I just recently purchased a CA M24 Military type. I'm looking to upgrade the SWS to shoot about 550 fps and/or over. I've been doing some research and have noticed that many of the parts used in APS 2s can be used in M24s. However, my problem is that I'm not sure exactly which parts would work in an M24 and which wouldn't. I'd hate to start purchasing parts to only later realize that they're not compatible.

So with that, I was wondering if anyone could point me in a direction, as far as, which parts they would recommend to start building upon my platform.

Thanks for your time!
41 - 60 of 65 Posts
Noo. lol The replies have stopped. Not a problem. People are just busy i guess. But if someone does read this, could you tell me how much shipping usually cost for x fire?
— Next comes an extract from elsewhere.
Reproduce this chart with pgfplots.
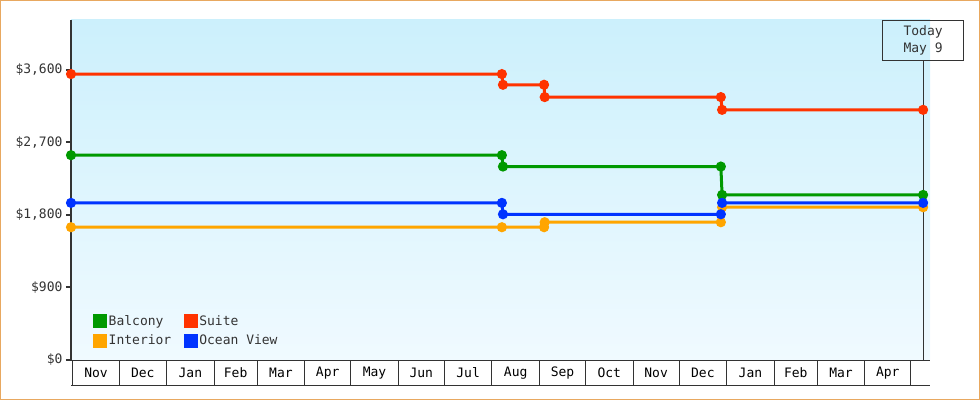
\documentclass[border=0pt]{standalone}
\usepackage{fontspec}
\setmainfont{DejaVu Sans Mono}
\usepackage{pgfplots}
\pgfplotsset{compat=1.18}

\definecolor{balcony}{HTML}{009900}
\definecolor{suite}{HTML}{FF3300}
\definecolor{interior}{HTML}{FFA500}
\definecolor{oceanview}{HTML}{0033FF}
\definecolor{axisgray}{HTML}{333333}
\definecolor{frameorange}{HTML}{E8A860}
\definecolor{bgtop}{HTML}{CCF0FC}
\definecolor{bgbottom}{HTML}{F0FAFF}

\begin{document}
\begin{tikzpicture}[font=\fontsize{13bp}{15bp}\selectfont]
\useasboundingbox (0,0) rectangle (980bp,400bp);
\begin{axis}[
  at={(71bp,40bp)}, anchor=south west,
  scale only axis, width=859bp, height=340bp,
  xmin=-1.3, xmax=558.5, ymin=0, ymax=4220,
  clip=false,
  axis x line*=bottom, axis y line*=left,
  axis background/.style={top color=bgtop, bottom color=bgbottom},
  x axis line style={draw=axisgray, line width=1bp},
  y axis line style={draw=axisgray, line width=2bp},
  tick align=outside,
  major tick length=25bp,
  xtick={0,30,61,92,120,151,181,212,242,273,304,334,365,395,426,457,485,516,546},
  xticklabels={},
  xtick style={draw=axisgray, line width=1bp},
  extra x ticks={15,45.5,76.5,106,135.5,166,196.5,227,257.5,288.5,319,349.5,380,410.5,441.5,471,500.5,531},
  extra x tick labels={Nov,Dec,Jan,Feb,Mar,Apr,May,Jun,Jul,Aug,Sep,Oct,Nov,Dec,Jan,Feb,Mar,Apr},
  extra x tick style={major tick length=0pt, xticklabel style={anchor=center, yshift=-13bp, text=black}},
  ytick={0,900,1800,2700,3600},
  yticklabels={\$0,\$900,{\$1,800},{\$2,700},{\$3,600}},
  ytick style={draw=axisgray, line width=2bp, /pgfplots/major tick length=5bp},
  yticklabel style={text=axisgray, xshift=20bp},
  legend columns=2,
  legend image code/.code={\fill[#1] (0bp,-5.5bp) rectangle (11bp,5.5bp);},
  legend cell align=left,
  legend style={draw=none, fill=none, at={(0,0)}, anchor=south west,
    xshift=22bp, yshift=12bp, inner sep=0pt, row sep=5bp,
    nodes={inner sep=1.5bp, text=axisgray},
    /tikz/every even column/.append style={column sep=11bp}},
]
% today marker line
\addplot[axisgray, line width=1bp, forget plot] coordinates {(554,0) (554,3723)};

\addplot[balcony, line width=3bp, mark=*, mark size=3.5bp] coordinates {
  (-1.3,2542) (279.5,2542) (280.2,2401) (422.2,2401) (423,2049) (554,2049)};
\addplot[suite, line width=3bp, mark=*, mark size=3.5bp] coordinates {
  (-1.3,3549) (279.5,3549) (280.2,3416) (307,3416) (307.4,3263) (422.2,3263) (423,3105) (554,3105)};
\addplot[interior, line width=3bp, mark=*, mark size=3.5bp] coordinates {
  (-1.3,1648) (279.5,1648) (307,1648) (307.4,1710) (422.2,1710) (423,1896) (554,1896)};
\addplot[oceanview, line width=3bp, mark=*, mark size=3.5bp] coordinates {
  (-1.3,1950) (279.5,1950) (280.2,1809) (422.2,1809) (423,1950) (554,1950)};
\legend{Balcony,Suite,Interior,Ocean View}

\node[draw=axisgray, line width=1bp, minimum width=81bp, minimum height=40bp,
  anchor=north, align=center, inner sep=0pt, text=axisgray,
  font=\fontsize{13bp}{17bp}\selectfont] at (axis cs:554,4220) {Today\\May 9};
\draw[axisgray, line width=1bp] ([yshift=-25bp]rel axis cs:0,0) -- ([yshift=-25bp]rel axis cs:1,0);
\end{axis}
\draw[frameorange, line width=1bp] (0.5bp,0.5bp) rectangle (979.5bp,399.5bp);
\end{tikzpicture}
\end{document}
Just for small things, parts etc.
Sorry, it didn't notify me there was a new post. Anyways, that Bolt handle will work, but you'll need to get an APS cylinder in order to use that one.

I'd highly recommend though that you get the Guarder APS handle with a PSS2 Teflon Cylinder. It'll make your bolt pull far easier/smoother.

As for shipping, just send in a quote to X-fire, and they'll email you back with shipping, no idea what it would be though.
Dutton, it is very much appreciated. And certainly not a problem. :)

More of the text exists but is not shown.